Tying Immigration to Housing
Conservative Leader Pierre Poilievre addressed the report by The Canadian Press on Jan. 12 during his first press conference of the year. He blamed Housing Minister Sean Fraser for the issue, since he was in charge of the immigration portfolio before the summer cabinet shuffle.“Sean Fraser was the minister of immigration when the government warned him that his policies were leading to housing price inflation, and now Justin Trudeau has promoted him to housing minister,” he said. “You wonder why you can’t afford a home? Well, there’s your answer right there.”
He also said the prime minister’s failure to “make the link between the number of homes and the population growth” has “doubled housing costs.”
“Conservatives will get back to an approach of immigration that invites a number of people that we can house, employ, and care for in our health care system,” he said.
Mr.

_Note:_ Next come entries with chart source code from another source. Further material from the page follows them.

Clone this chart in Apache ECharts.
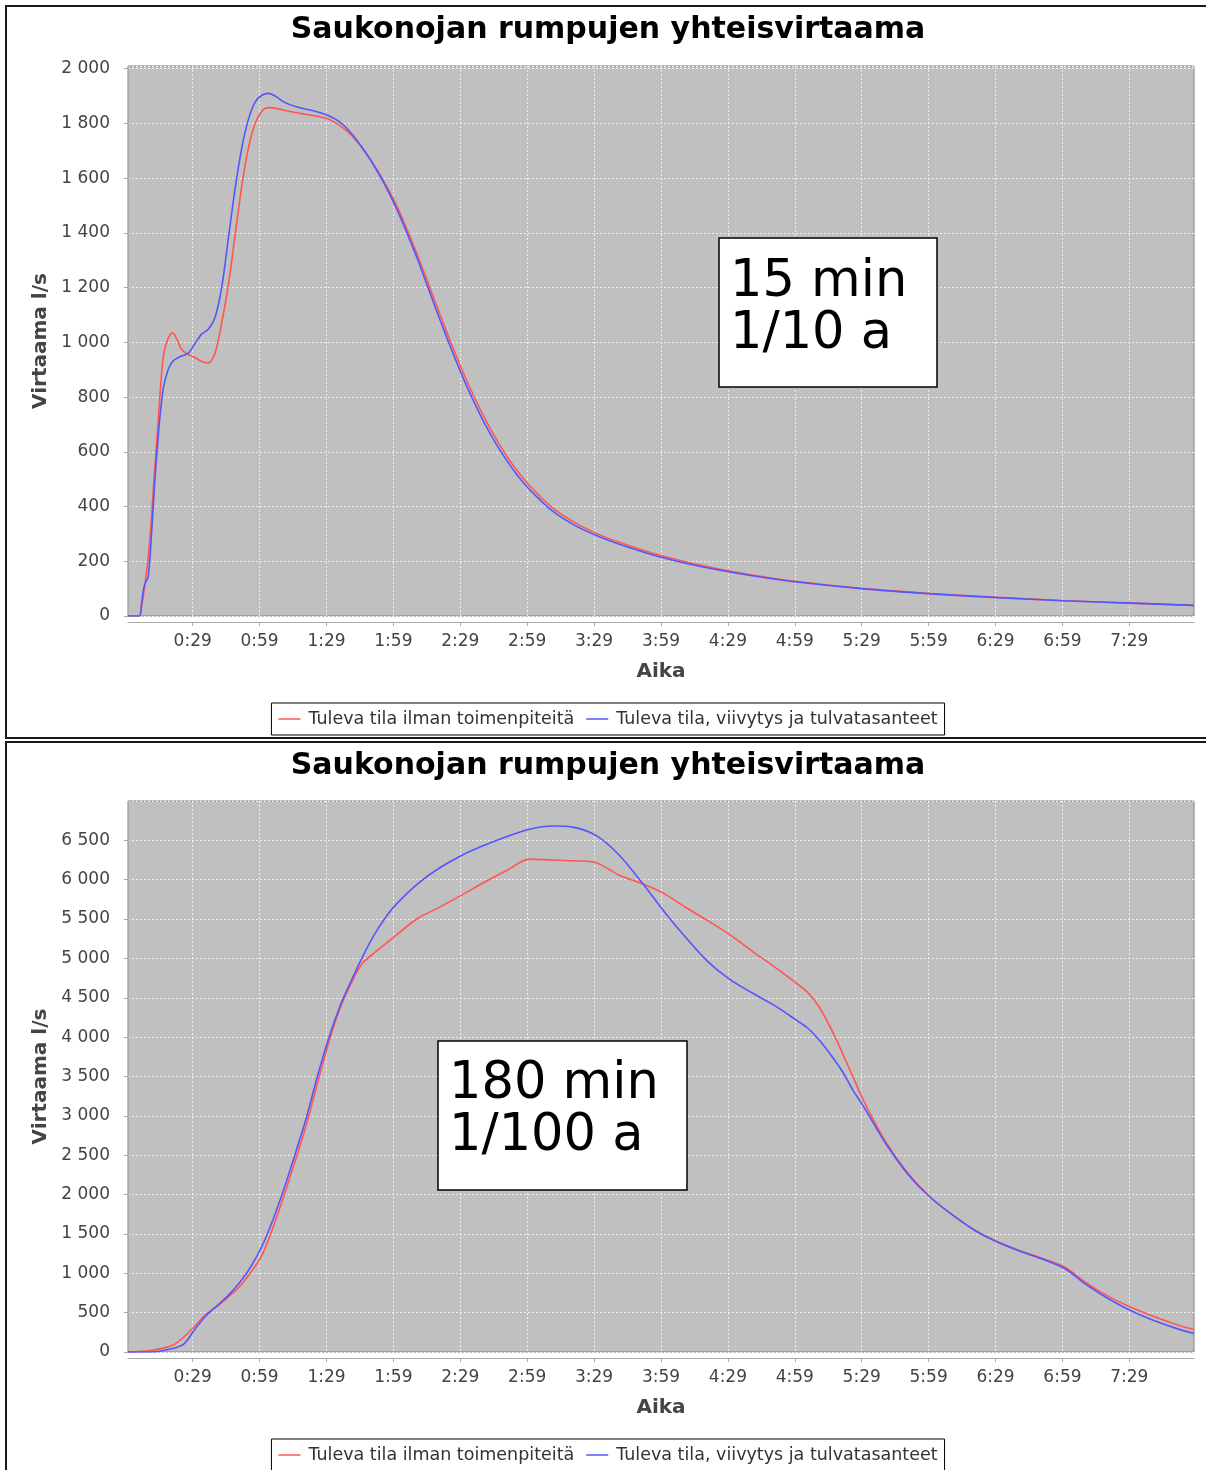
<!DOCTYPE html>
<html>
<head>
<meta charset="utf-8">
<title>Saukonojan rumpujen yhteisvirtaama</title>
<script src="https://cdn.jsdelivr.net/npm/echarts@6/dist/echarts.min.js"></script>
<style>
  html, body { margin: 0; padding: 0; background: #fff; overflow: hidden; width: 1206px; height: 1470px; }
  .panel { position: absolute; left: 5px; width: 1202px; border: 2px solid #1a1a1a; background: #fff; }
  #chart1 { top: 5px; height: 730px; }
  #chart2 { top: 741px; height: 740px; }
</style>
</head>
<body>
<div id="chart1" class="panel"></div>
<div id="chart2" class="panel"></div>
<script>
// yhteiset tekstit
var TITLE = 'Saukonojan rumpujen yhteisvirtaama';
var SERIES_NAMES = ['Tuleva tila ilman toimenpiteitä', 'Tuleva tila, viivytys ja tulvatasanteet'];
// x-akselin jakoviivat minuutteina (0:29, 0:59 ... 7:29)
var xTicks = [29, 59, 89, 119, 149, 179, 209, 239, 269, 299, 329, 359, 389, 419, 449];

// 15 min, 1/10 a
var time1 = [0, 5, 6, 7, 8, 9, 10, 11, 12, 13, 14, 15, 16, 18, 20, 22, 24, 27, 30, 33, 36, 39, 42, 45, 48, 51, 54, 57, 60, 63, 66, 70, 75, 80, 85, 90, 95, 100, 105, 110, 115, 120, 125, 130, 135, 140, 145, 150, 155, 160, 165, 170, 175, 180, 190, 200, 210, 220, 235, 250, 265, 280, 300, 330, 360, 390, 420, 450, 478];
var red1 = [0, 0, 30, 80, 140, 210, 300, 420, 540, 650, 770, 880, 955, 1015, 1035, 1010, 975, 955, 945, 930, 925, 960, 1070, 1210, 1390, 1570, 1710, 1800, 1845, 1858, 1856, 1848, 1840, 1833, 1826, 1815, 1792, 1758, 1710, 1652, 1585, 1508, 1415, 1315, 1208, 1100, 995, 895, 805, 722, 648, 582, 525, 477, 398, 343, 302, 270, 230, 198, 172, 150, 126, 100, 82, 68, 56, 47, 39];
var blue1 = [0, 0, 40, 100, 125, 140, 230, 360, 490, 600, 700, 780, 840, 900, 930, 942, 950, 960, 995, 1030, 1048, 1090, 1200, 1380, 1560, 1710, 1815, 1878, 1903, 1910, 1900, 1878, 1862, 1852, 1842, 1828, 1805, 1765, 1712, 1650, 1578, 1496, 1402, 1300, 1190, 1080, 975, 875, 785, 702, 630, 566, 510, 463, 386, 333, 294, 263, 224, 193, 168, 147, 124, 99, 81, 67, 56, 47, 39];

// 180 min, 1/100 a
var time2 = [0, 10, 20, 25, 30, 35, 40, 45, 50, 55, 60, 65, 70, 75, 80, 85, 90, 95, 100, 105, 110, 115, 120, 130, 140, 150, 160, 170, 180, 190, 200, 210, 220, 230, 240, 250, 260, 270, 280, 290, 300, 305, 310, 315, 320, 325, 330, 340, 350, 360, 370, 380, 390, 400, 410, 420, 430, 440, 450, 460, 470, 478];
var red2 = [0, 18, 85, 190, 330, 480, 580, 700, 830, 1010, 1225, 1580, 1990, 2430, 2890, 3420, 3930, 4360, 4680, 4935, 5060, 5175, 5290, 5510, 5655, 5810, 5970, 6120, 6262, 6250, 6240, 6215, 6060, 5955, 5830, 5650, 5480, 5300, 5090, 4890, 4680, 4560, 4380, 4120, 3820, 3500, 3185, 2660, 2260, 1960, 1735, 1540, 1400, 1285, 1190, 1080, 870, 700, 565, 450, 350, 285];
var blue2 = [0, 0, 45, 100, 290, 460, 590, 720, 880, 1080, 1340, 1680, 2080, 2520, 2980, 3510, 3990, 4390, 4710, 5010, 5280, 5500, 5680, 5950, 6155, 6315, 6440, 6550, 6640, 6682, 6665, 6560, 6320, 5980, 5610, 5270, 4960, 4730, 4560, 4400, 4210, 4110, 3960, 3780, 3580, 3330, 3110, 2640, 2250, 1960, 1735, 1540, 1395, 1280, 1180, 1060, 850, 670, 520, 400, 300, 235];

var FONT = '"DejaVu Sans", Verdana, sans-serif';

// aika muotoon h:mm
function fmtTime(v) {
  var m = Math.round(v);
  var mm = m % 60;
  return Math.floor(m / 60) + ':' + (mm < 10 ? '0' + mm : mm);
}
// tuhaterotin välilyönnillä
function fmtNum(v) {
  if (v < 1000) return String(v);
  var rest = String(v % 1000);
  while (rest.length < 3) rest = '0' + rest;
  return Math.floor(v / 1000) + ' ' + rest;
}
function pairs(t, v) {
  return t.map(function (x, i) { return [x, v[i]]; });
}

function buildOption(cfg) {
  return {
    animation: false,
    textStyle: { fontFamily: FONT },
    title: {
      text: TITLE,
      left: 'center',
      top: 3,
      textStyle: { fontFamily: FONT, fontSize: 30, fontWeight: 'bold', color: '#000' }
    },
    legend: {
      data: SERIES_NAMES,
      left: 'center',
      top: 696,
      orient: 'horizontal',
      icon: 'rect',
      itemWidth: 22,
      itemHeight: 1.5,
      itemGap: 12,
      padding: [7, 7, 7, 7],
      borderColor: '#000',
      borderWidth: 1,
      borderRadius: 0,
      backgroundColor: '#fff',
      textStyle: { fontFamily: FONT, fontSize: 17.5, color: '#333', padding: [0, 0, 0, 3] }
    },
    grid: {
      left: 121,
      top: cfg.gridTop,
      width: 1066,
      height: cfg.gridHeight,
      show: true,
      backgroundColor: '#c0c0c0',
      borderColor: '#808080',
      borderWidth: 1,
      outerBoundsMode: 'none'
    },
    xAxis: {
      type: 'value',
      min: 0,
      max: 478,
      offset: 6,
      name: 'Aika',
      nameLocation: 'middle',
      nameGap: 40,
      nameTextStyle: { fontFamily: FONT, fontSize: 20, fontWeight: 'bold', color: '#444' },
      axisLine: { show: true, onZero: false, lineStyle: { color: '#a8a8a8', width: 1 } },
      axisTick: { show: true, length: 4, customValues: xTicks, lineStyle: { color: '#a8a8a8' } },
      axisLabel: { customValues: xTicks, formatter: fmtTime, margin: 11, fontSize: 17, color: '#444' },
      splitLine: { show: true, lineStyle: { color: '#eeeeee', type: [2, 2], width: 1 } }
    },
    yAxis: {
      type: 'value',
      min: 0,
      max: cfg.yMax,
      interval: cfg.yStep,
      offset: 3,
      name: 'Virtaama l/s',
      nameLocation: 'middle',
      nameGap: 73,
      nameTextStyle: { fontFamily: FONT, fontSize: 20, fontWeight: 'bold', color: '#444' },
      axisLine: { show: true, lineStyle: { color: '#a8a8a8', width: 1 } },
      axisTick: { show: true, length: 4, lineStyle: { color: '#a8a8a8' } },
      axisLabel: { formatter: fmtNum, margin: 15, fontSize: 17, color: '#444', showMaxLabel: false },
      splitLine: { show: true, lineStyle: { color: '#eeeeee', type: [2, 2], width: 1 } }
    },
    // tekstilaatikko (sade ja toistuvuus)
    graphic: [
      {
        type: 'rect', z: 10,
        shape: { x: cfg.box[0], y: cfg.box[1], width: cfg.box[2], height: cfg.box[3] },
        style: { fill: '#fff', stroke: '#000', lineWidth: 1.5 }
      },
      {
        type: 'text', z: 11,
        style: {
          x: cfg.textPos[0], y: cfg.textPos[1],
          text: cfg.label,
          font: '51px ' + FONT,
          lineHeight: 52,
          verticalAlign: 'top',
          fill: '#000'
        }
      }
    ],
    series: [
      {
        name: SERIES_NAMES[0],
        type: 'line',
        data: pairs(cfg.time, cfg.red),
        showSymbol: false,
        symbol: 'none',
        smooth: 0.3,
        color: '#ff5555',
        lineStyle: { width: 1.6, color: '#ff5555' }
      },
      {
        name: SERIES_NAMES[1],
        type: 'line',
        data: pairs(cfg.time, cfg.blue),
        showSymbol: false,
        symbol: 'none',
        smooth: 0.3,
        color: '#5555ff',
        lineStyle: { width: 1.6, color: '#5555ff' }
      }
    ]
  };
}

var chart1 = echarts.init(document.getElementById('chart1'));
chart1.setOption(buildOption({
  gridTop: 59, gridHeight: 550, yMax: 2010, yStep: 200,
  time: time1, red: red1, blue: blue1,
  box: [712, 231, 218, 149], textPos: [723, 250], label: '15 min\n1/10 a'
}));

var chart2 = echarts.init(document.getElementById('chart2'));
chart2.setOption(buildOption({
  gridTop: 58, gridHeight: 551, yMax: 7000, yStep: 500,
  time: time2, red: red2, blue: blue2,
  box: [431, 298, 249, 149], textPos: [442, 316], label: '180 min\n1/100 a'
}));
</script>
</body>
</html>
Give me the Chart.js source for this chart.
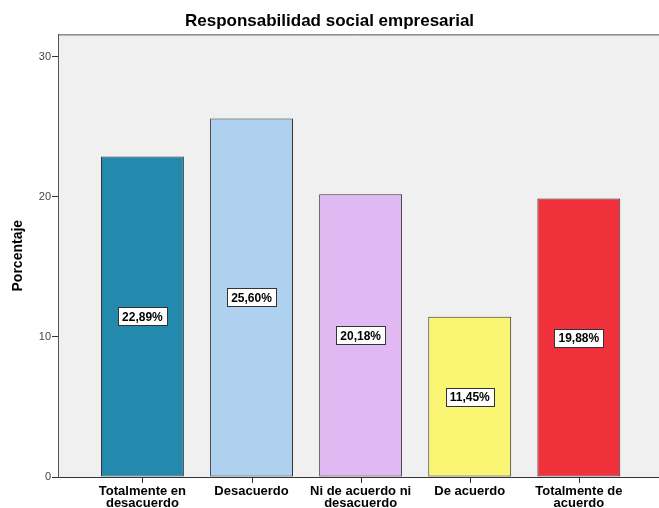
<!DOCTYPE html>
<html>
<head>
<meta charset="utf-8">
<script src="https://cdn.jsdelivr.net/npm/chart.js@4/dist/chart.umd.min.js"></script>
<style>
  html, body { margin: 0; padding: 0; background: #ffffff; }
  #c { display: block; }
</style>
</head>
<body>
<canvas id="c" width="659" height="508"></canvas>
<script>
// Response categories (two-line labels where the text wraps)
const categories = [
  ['Totalmente en', 'desacuerdo'],
  'Desacuerdo',
  ['Ni de acuerdo ni', 'desacuerdo'],
  'De acuerdo',
  ['Totalmente de', 'acuerdo']
];
// Percentage of respondents per category
const percentages = [22.89, 25.60, 20.18, 11.45, 19.88];
// Fill colour of each bar
const barColors = ['#2389ad', '#aed1ef', '#e0b8f2', '#faf673', '#f0303a'];
// Value-axis ticks
const yTicks = [0, 10, 20, 30];

const FONT = "'Liberation Sans', Arial, sans-serif";

// Grey plot panel with a top border line
const panelPlugin = {
  id: 'panel',
  beforeDraw(chart) {
    const { ctx, chartArea: a } = chart;
    ctx.save();
    ctx.fillStyle = '#f0f0f0';
    ctx.fillRect(a.left, a.top, a.right - a.left, a.bottom - a.top);
    ctx.strokeStyle = '#555555';
    ctx.lineWidth = 1;
    ctx.beginPath();
    ctx.moveTo(a.left, a.top + 0.5);
    ctx.lineTo(a.right, a.top + 0.5);
    ctx.stroke();
    ctx.restore();
  }
};

// Short tick marks under the category axis, one per category
const categoryTickPlugin = {
  id: 'categoryTicks',
  afterDraw(chart) {
    const { ctx, chartArea: a } = chart;
    const xs = chart.scales.x;
    ctx.save();
    ctx.strokeStyle = '#333333';
    ctx.lineWidth = 1;
    ctx.beginPath();
    xs.ticks.forEach((t) => {
      const px = Math.round(xs.getPixelForValue(t.value)) + 0.5;
      ctx.moveTo(px, a.bottom);
      ctx.lineTo(px, a.bottom + 6);
    });
    ctx.stroke();
    ctx.restore();
  }
};

// Boxed percentage label in the middle of each bar
const valueBoxPlugin = {
  id: 'valueBoxes',
  afterDatasetsDraw(chart) {
    const { ctx } = chart;
    const meta = chart.getDatasetMeta(0);
    ctx.save();
    ctx.font = 'bold 12px ' + FONT;
    ctx.textAlign = 'center';
    ctx.textBaseline = 'middle';
    meta.data.forEach((bar, i) => {
      const text = percentages[i].toFixed(2).replace('.', ',') + '%';
      const w = ctx.measureText(text).width + 8;
      const h = 18;
      const cx = bar.x;
      const cy = (bar.y + bar.base) / 2;
      const x0 = Math.round(cx - w / 2) + 0.5;
      const y0 = Math.round(cy - h / 2) + 0.5;
      ctx.fillStyle = '#ffffff';
      ctx.fillRect(x0, y0, Math.round(w), h);
      ctx.strokeStyle = '#333333';
      ctx.lineWidth = 1;
      ctx.strokeRect(x0, y0, Math.round(w), h);
      ctx.fillStyle = '#000000';
      ctx.fillText(text, cx, cy + 1);
    });
    ctx.restore();
  }
};

new Chart(document.getElementById('c'), {
  type: 'bar',
  data: {
    datasets: [{
      data: percentages.map((v, i) => ({ x: i, y: v })),
      backgroundColor: barColors,
      borderColor: '#333333',
      borderWidth: 1,
      borderSkipped: false,
      barPercentage: 0.76,
      categoryPercentage: 1.0
    }]
  },
  plugins: [panelPlugin, valueBoxPlugin, categoryTickPlugin],
  options: {
    responsive: false,
    animation: false,
    layout: { padding: { left: 0, right: 0, top: 0, bottom: 0 } },
    plugins: {
      legend: { display: false },
      tooltip: { enabled: false },
      title: {
        display: true,
        text: 'Responsabilidad social empresarial',
        color: '#000000',
        font: { family: FONT, size: 17, weight: 'bold' },
        padding: { top: 11, bottom: 3 }
      }
    },
    scales: {
      x: {
        type: 'linear',
        min: -0.774,
        max: 4.735,
        offset: false,
        afterFit(scale) { scale.height = 31; },
        afterBuildTicks(scale) {
          scale.ticks = categories.map((_, i) => ({ value: i }));
        },
        ticks: {
          autoSkip: false,
          maxRotation: 0,
          padding: 2,
          color: '#000000',
          font: { family: FONT, size: 13, weight: 'bold', lineHeight: 0.95 },
          callback: (v) => categories[v]
        },
        grid: {
          display: false,
          drawOnChartArea: false,
          tickLength: 6
        },
        border: { display: true, color: '#333333' }
      },
      y: {
        min: 0,
        max: 31.6,
        afterFit(scale) { scale.width = 58; },
        afterBuildTicks(scale) {
          scale.ticks = yTicks.map(v => ({ value: v }));
        },
        title: {
          display: true,
          text: 'Porcentaje',
          color: '#000000',
          font: { family: FONT, size: 14, weight: 'bold' },
          padding: { top: 10, bottom: 0 }
        },
        ticks: {
          padding: 1,
          color: '#444444',
          font: { family: FONT, size: 11 }
        },
        grid: {
          drawOnChartArea: false,
          drawTicks: true,
          tickLength: 6,
          color: '#333333'
        },
        border: { display: true, color: '#555555' }
      }
    }
  }
});
</script>
</body>
</html>
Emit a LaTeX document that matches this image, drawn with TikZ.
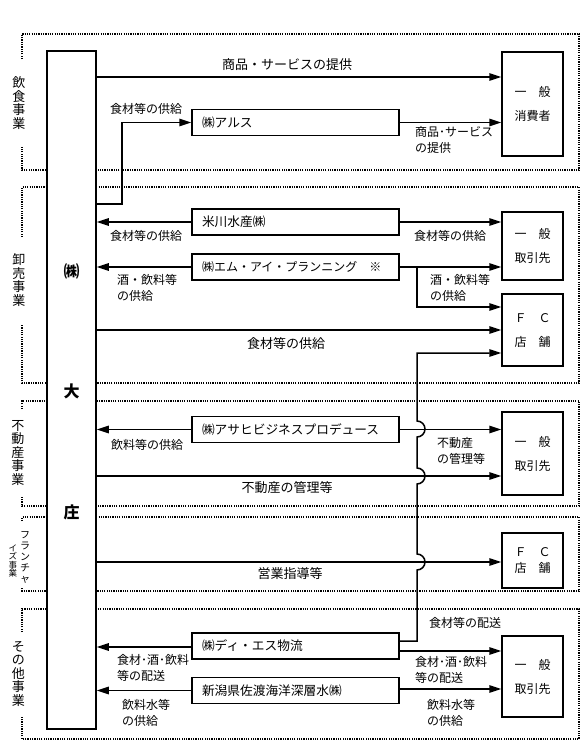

Poilievre has steadily criticized the rise of housing costs, but his solutions so far have only pertained to the supply side. He had not discussed the issue of increasing demand caused by immigration.
Mr. Poilievre has vowed to make housing more affordable by tying the amount of federal funding cities receive to the number of housing starts, give bonuses to cities that remove “gatekeepers” holding housing construction back, and sell 15 percent of the federal government’s 37,000 buildings to be turned into affordable homes.